We have become a world leader in expensive housing

We have five cities ranked in the top 14 most expensive housing markets in the world.

Sydney is in second place with a median multiple of 13.8x. It’s likely to take the mantle of the world’s most expensive market by next year. That’s because Hong Kong’s affordability is rapidly improving thanks to a depressed housing market there. In 2021, the median multiple on Hong Kong housing peaked at an astonishing 23.2x. That’s declined to 14.4x today and is expected to fall further over the next 12 months.

Amazingly, Adelaide is ranked as the sixth most expensive housing market in the world. To put this into context, Adelaide housing is more expensive than several of the major global cities, including London, New York, and Chicago.

Meanwhile, Melbourne continues to slip down the rankings as house prices stagnate and affordability improves. Its median multiple peaked at 12.1x in 2021, when it was deemed the world fifth least affordable market. Now at a multiple of 9.7x, it comes in ninth spot.

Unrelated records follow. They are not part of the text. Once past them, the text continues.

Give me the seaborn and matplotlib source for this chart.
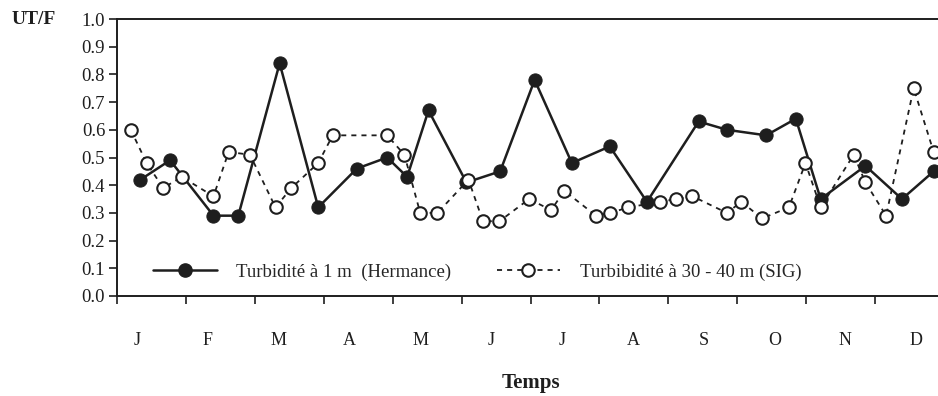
import matplotlib
matplotlib.use("Agg")
import matplotlib.pyplot as plt
import seaborn as sns
import pandas as pd
import numpy as np
from matplotlib.lines import Line2D

# Sampling dates expressed in months since 1 January, with turbidity (UT/F)
hermance_t = [0.34, 0.77, 1.40, 1.76, 2.36, 2.92, 3.48, 3.92, 4.21, 4.52, 5.07, 5.56,
              6.06, 6.60, 7.15, 7.69, 8.44, 8.85, 9.42, 9.85, 10.21, 10.86, 11.39, 11.85]
hermance_v = [0.42, 0.49, 0.29, 0.29, 0.84, 0.32, 0.46, 0.50, 0.43, 0.67, 0.41, 0.45,
              0.78, 0.48, 0.54, 0.34, 0.63, 0.60, 0.58, 0.64, 0.35, 0.47, 0.35, 0.45]

sig_t = [0.20, 0.43, 0.67, 0.94, 1.40, 1.62, 1.93, 2.30, 2.53, 2.92, 3.13, 3.92,
         4.17, 4.40, 4.65, 5.10, 5.31, 5.55, 5.98, 6.30, 6.49, 6.95, 7.16, 7.42,
         7.88, 8.11, 8.35, 8.85, 9.06, 9.36, 9.75, 9.99, 10.21, 10.69, 10.86, 11.16,
         11.56, 11.85]
sig_v = [0.60, 0.48, 0.39, 0.43, 0.36, 0.52, 0.51, 0.32, 0.39, 0.48, 0.58, 0.58,
         0.51, 0.30, 0.30, 0.42, 0.27, 0.27, 0.35, 0.31, 0.38, 0.29, 0.30, 0.32,
         0.34, 0.35, 0.36, 0.30, 0.34, 0.28, 0.32, 0.48, 0.32, 0.51, 0.41, 0.29,
         0.75, 0.52]

months = ["J", "F", "M", "A", "M", "J", "J", "A", "S", "O", "N", "D"]
y_ticks = [0.0, 0.1, 0.2, 0.3, 0.4, 0.5, 0.6, 0.7, 0.8, 0.9, 1.0]

label_hermance = "Turbidité à 1 m  (Hermance)"
label_sig = "Turbibidité à 30 - 40 m (SIG)"

sns.set_theme(style="ticks")
plt.rcParams["font.family"] = ["Liberation Serif", "DejaVu Serif"]
plt.rcParams["font.size"] = 13

df_h = pd.DataFrame({"t": hermance_t, "v": hermance_v})
df_s = pd.DataFrame({"t": sig_t, "v": sig_v})

W, H = 938, 396
fig = plt.figure(figsize=(W / 100, H / 100), dpi=100)
ax_left, ax_right, ax_top, ax_bottom = 117, 944, 19, 296
ax = fig.add_axes([ax_left / W, 1 - ax_bottom / H,
                   (ax_right - ax_left) / W, (ax_bottom - ax_top) / H])

ink = "#1e1e1e"
dash = (0, (2.8, 2.8))

sns.lineplot(data=df_h, x="t", y="v", ax=ax, sort=False, color=ink,
             linewidth=1.8, marker="o", markersize=9.5, markerfacecolor=ink,
             markeredgecolor=ink, zorder=3)
sns.lineplot(data=df_s, x="t", y="v", ax=ax, sort=False, color=ink,
             linewidth=1.3, linestyle=dash, marker="o", markersize=9,
             markerfacecolor="white", markeredgecolor=ink, markeredgewidth=1.5,
             zorder=4)

ax.set_xlim(0, 12)
ax.set_ylim(0, 1.0)

# Month boundaries as ticks, month initials as labels
ax.set_xticks(np.arange(0, 13))
ax.set_xticklabels([])
label_pos = [0.29 + i * 1.028 for i in range(len(months))]
ax.set_xticks(label_pos, minor=True)
ax.set_xticklabels(months, minor=True, fontsize=13, color=ink)
ax.tick_params(axis="x", which="major", direction="out", length=6, width=1.2, color=ink)
ax.tick_params(axis="x", which="minor", length=0, pad=26)

ax.set_yticks(y_ticks)
ax.set_yticklabels([f"{v:.1f}" for v in y_ticks], fontsize=13.5, color=ink)
ax.tick_params(axis="y", direction="out", length=6, width=1.2, color=ink, pad=2.5)

for side in ["left", "top", "bottom"]:
    ax.spines[side].set_visible(True)
    ax.spines[side].set_color(ink)
    ax.spines[side].set_linewidth(1.4)
ax.spines["right"].set_visible(False)

ax.set_xlabel("Temps", fontsize=15, fontweight="bold", color=ink, labelpad=17.5)
ax.set_ylabel("")
fig.text(12 / W, 1 - 19 / H, "UT/F", fontsize=14, fontweight="bold", color=ink,
         ha="left", va="center")

handles = [
    Line2D([], [], color=ink, linewidth=1.8, marker="o", markersize=9.5,
           markerfacecolor=ink, markeredgecolor=ink),
    Line2D([], [], color=ink, linewidth=1.3, linestyle=dash, marker="o",
           markersize=9, markerfacecolor="white", markeredgecolor=ink,
           markeredgewidth=1.5),
]
ax.legend(handles, [label_hermance, label_sig], ncol=2, frameon=False,
          loc="center left", bbox_to_anchor=((153 - ax_left) / (ax_right - ax_left),
                                             (ax_bottom - 272) / (ax_bottom - ax_top)),
          handlelength=3.4, handletextpad=1.05, columnspacing=2.4, fontsize=13.5,
          borderaxespad=0, borderpad=0)

fig.savefig("out.png", dpi=100)
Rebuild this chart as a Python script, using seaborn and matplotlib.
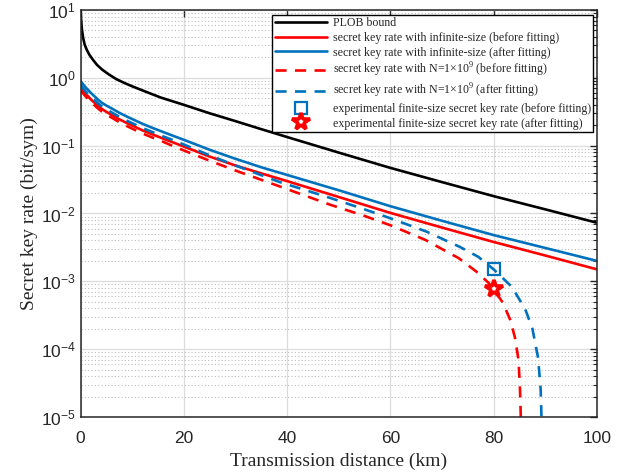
import numpy as np
import pandas as pd
import matplotlib
matplotlib.use("Agg")
import matplotlib.pyplot as plt
import seaborn as sns
from matplotlib.ticker import LogLocator, FixedLocator, NullFormatter

# ---------------- data ----------------
plob_d = [0, 0.1, 0.25, 0.5, 0.8, 1.2, 1.7, 2.4, 3.2, 4.2, 5.5, 7, 8.5, 10, 12.5, 15.6, 20, 25, 30, 35,
          40, 50, 60, 70, 80, 90, 100]
plob_r = [10, 7.5, 5.3, 3.9, 3.1, 2.6, 2.2, 1.85, 1.55, 1.32, 1.12, 0.95, 0.84, 0.75, 0.63, 0.51, 0.40,
          0.30, 0.23, 0.175, 0.134, 0.079, 0.047, 0.029, 0.018, 0.0115, 0.0073]

inf_d = [0, 0.5, 1, 1.5, 2, 2.7, 3.4, 4.2, 5, 6, 7.5, 9, 10.5, 12, 14, 16, 18, 20, 25, 30, 35, 40, 50,
         60, 70, 80, 90, 100]
inf_before = [0.72, 0.64, 0.58, 0.53, 0.48, 0.43, 0.385, 0.345, 0.315, 0.285, 0.245, 0.215, 0.19, 0.168,
              0.146, 0.127, 0.111, 0.097, 0.069, 0.051, 0.039, 0.030, 0.0175, 0.0102, 0.0062, 0.0038,
              0.0024, 0.0015]
inf_after = [0.90, 0.80, 0.72, 0.66, 0.60, 0.535, 0.475, 0.425, 0.39, 0.355, 0.305, 0.268, 0.237, 0.21,
             0.182, 0.159, 0.139, 0.122, 0.087, 0.064, 0.048, 0.037, 0.022, 0.0128, 0.0078, 0.0048,
             0.0031, 0.0020]

fin_b_d = [0, 0.5, 1, 1.5, 2, 2.7, 3.4, 4.2, 5, 6, 7.5, 9, 10.5, 12, 14, 16, 18, 20, 25, 30, 38.6, 48.3,
           55, 60, 66.7, 73.2, 76.6, 79, 80, 81.8, 83.2, 84.1, 84.8, 85.1, 85.25]
fin_before = [0.66, 0.59, 0.53, 0.485, 0.44, 0.395, 0.352, 0.315, 0.288, 0.26, 0.222, 0.194, 0.171, 0.151,
              0.131, 0.114, 0.098, 0.085, 0.060, 0.043, 0.025, 0.0135, 0.0092, 0.0067, 0.0041, 0.0022,
              0.0014, 0.00095, 0.00076, 0.00048, 0.00027, 0.00015, 0.00007, 0.000025, 0.00001]

fin_a_d = [0, 0.5, 1, 1.5, 2, 2.7, 3.4, 4.2, 5, 6, 7.5, 9, 10.5, 12, 14, 16, 18, 20, 25, 30, 38.6, 48.3,
           55, 60, 67, 73.5, 77, 80, 83.5, 86.1, 87.5, 88.6, 89.1, 89.25]
fin_after = [0.78, 0.70, 0.63, 0.575, 0.525, 0.47, 0.42, 0.375, 0.345, 0.31, 0.267, 0.233, 0.206, 0.182,
             0.158, 0.137, 0.12, 0.104, 0.072, 0.051, 0.029, 0.017, 0.0115, 0.0085, 0.0054, 0.0032,
             0.0023, 0.0015, 0.00083, 0.00039, 0.0002, 0.000074, 0.000025, 0.00001]

exp_d = [80]
exp_before = [1.5e-3]
exp_after = [7.6e-4]

labels = [
    "PLOB bound",
    "secret key rate with infinite-size (before fitting)",
    "secret key rate with infinite-size (after fitting)",
    "secret key rate with N=1×10$^{\\mathdefault{9}}$ (before fitting)",
    "secret key rate with N=1×10$^{\\mathdefault{9}}$ (after fitting)",
    "experimental finite-size secret key rate (before fitting)",
    "experimental finite-size secret key rate (after fitting)",
]

RED = "#FF0000"
BLUE = "#0072BD"
BLACK = "#000000"

# ---------------- plotting ----------------
sns.set_style("white")
plt.rcParams["font.family"] = ["Liberation Sans", "DejaVu Sans"]

fig = plt.figure(figsize=(6.32, 4.76), dpi=100)
ax = fig.add_axes([0.1274, 0.124, 0.8172, 0.855])

lw = 1.9
dash = (0, (4.2, 3.2))

sns.lineplot(x=plob_d, y=plob_r, color=BLACK, lw=lw, ax=ax, label=labels[0])
sns.lineplot(x=inf_d, y=inf_before, color=RED, lw=lw, ax=ax, label=labels[1])
sns.lineplot(x=inf_d, y=inf_after, color=BLUE, lw=lw, ax=ax, label=labels[2])
sns.lineplot(x=fin_b_d, y=fin_before, color=RED, lw=lw, linestyle=dash, ax=ax, label=labels[3])
sns.lineplot(x=fin_a_d, y=fin_after, color=BLUE, lw=lw, linestyle=dash, ax=ax, label=labels[4])
sns.lineplot(x=exp_d, y=exp_before, color=BLUE, marker="s", markersize=8, markerfacecolor="none",
             markeredgecolor=BLUE, markeredgewidth=1.6, linestyle="none", ax=ax, label=labels[5])
sns.lineplot(x=exp_d, y=exp_after, color=RED, marker="*", markersize=13, markerfacecolor="white",
             markeredgecolor=RED, markeredgewidth=2.6, linestyle="none", ax=ax, label=labels[6])

ax.set_yscale("log")
ax.set_xlim(0, 100)
ax.set_ylim(1e-5, 10)
ax.xaxis.set_major_locator(FixedLocator([0, 20, 40, 60, 80, 100]))
ax.yaxis.set_major_locator(LogLocator(base=10, numticks=10))
ax.yaxis.set_minor_locator(LogLocator(base=10, subs=np.arange(2, 10), numticks=20))
ax.yaxis.set_minor_formatter(NullFormatter())

ax.grid(True, which="major", axis="both", color="#dcdcdc", lw=0.9, ls="-")
ax.grid(True, which="minor", axis="y", color="#bdbdbd", lw=0.8, ls=(0, (1, 2)))
ax.set_axisbelow(True)

for s in ax.spines.values():
    s.set_color("#262626")
    s.set_linewidth(1.1)
ax.tick_params(which="both", direction="in", top=True, right=True, colors="#262626",
               labelcolor="#262626", labelsize=12.5)
ax.tick_params(which="major", length=5, width=1)
ax.tick_params(which="minor", length=3, width=0.8)
ax.tick_params(axis="x", pad=10)

ax.set_xlabel("Transmission distance (km)", family="Liberation Serif", fontsize=14, color="#262626",
              labelpad=5)
ax.set_ylabel("Secret key rate (bit/sym)", family="Liberation Serif", fontsize=14, color="#262626",
              labelpad=2)

handles, labs = ax.get_legend_handles_labels()
leg = ax.legend(handles, labs, loc="upper right", bbox_to_anchor=(0.993, 0.988),
                prop={"family": "Liberation Serif", "size": 8.6}, frameon=True, fancybox=False,
                edgecolor="#000000", framealpha=1, handlelength=4.4, handletextpad=0.45,
                labelspacing=0.22, borderpad=0.2, borderaxespad=0)
leg.get_frame().set_linewidth(1.0)

fig.savefig("out.png", dpi=100)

Brisbane’s housing is becoming more expensive, as is Perth’s. That means both are moving up Demographia’s list of the least affordable markets.

Where can you find cheaper housing?

The US, UK, and Canada have markets with much cheaper housing. Pittsburgh in the US ranks as the most affordable, with a median multiple of 3.2x. It’s followed closely by Cleveland, St Louis, and Rochester in New York. The fifth most affordable market is Edmonton in Canada, which is tied with Middlesbrough and Durham in the UK.

Why are there no ‘affordable’ cities to live in?

Why do none of the 95 markets fall into the ‘affordable’ category with a median multiple of 3x or less? And what’s happened over the past 40 years that’s led to exponential rises in house prices around the world?

Demographia puts the blame squarely on planning policies. It lambasts the so-called urban containment strategies of the developed world. It says planners have built boundaries around cities beyond which housing isn’t being built. Instead, the focus has been on densifying housing within city boundaries. Demographia thinks increasing density limits land supply and this naturally increases both land and house prices.

It says all the severely unaffordable markets follow the same urban containment model. The model was developed from the UK’s Town and Country Planning Act in 1947 and has since spread around the globe.

The report suggests planners should concentrate instead on building new detached homes on the fringes of cities. Only by increased land supply can land prices fall, and house prices with them.

As an interesting aside, the report notes that middle-income households are increasingly leaving expensive markets for more affordable places – a trend especially visible in the US and UK. It says these moves reflect long-term structural problems, and without major reform, this migration seems likely to continue.

Should Australia follow New Zealand’s lead?

The report lauds the housing policies of two countries: Singapore and New Zealand.

With New Zealand, its major city of Auckland has had median multiples drop from 11.2x in 2021 to 7.7x now. The report says the fall is a combination of improved incomes coming out of the Covid period and Government reforms that have started to impact land prices.

The Coalition Government elected in 2023 in New Zealand is opening up a large amount of land for greenfield development, consistent with promises made during the election. The Housing Minister, Chris Bishop, has noted that “our housing crisis is holding New Zealand back socially and economically,” and “we need more houses, and we need more greenfield development.”

The New Zealand Government’s ‘Going for Housing Growth’ program is seeking to ensure abundant development land within and around urban areas.

Demographia says these moves should prevent the artificial scarcity that has driven house prices so high under previous planning strategies.

 

James Gruber is Editor of Firstlinks.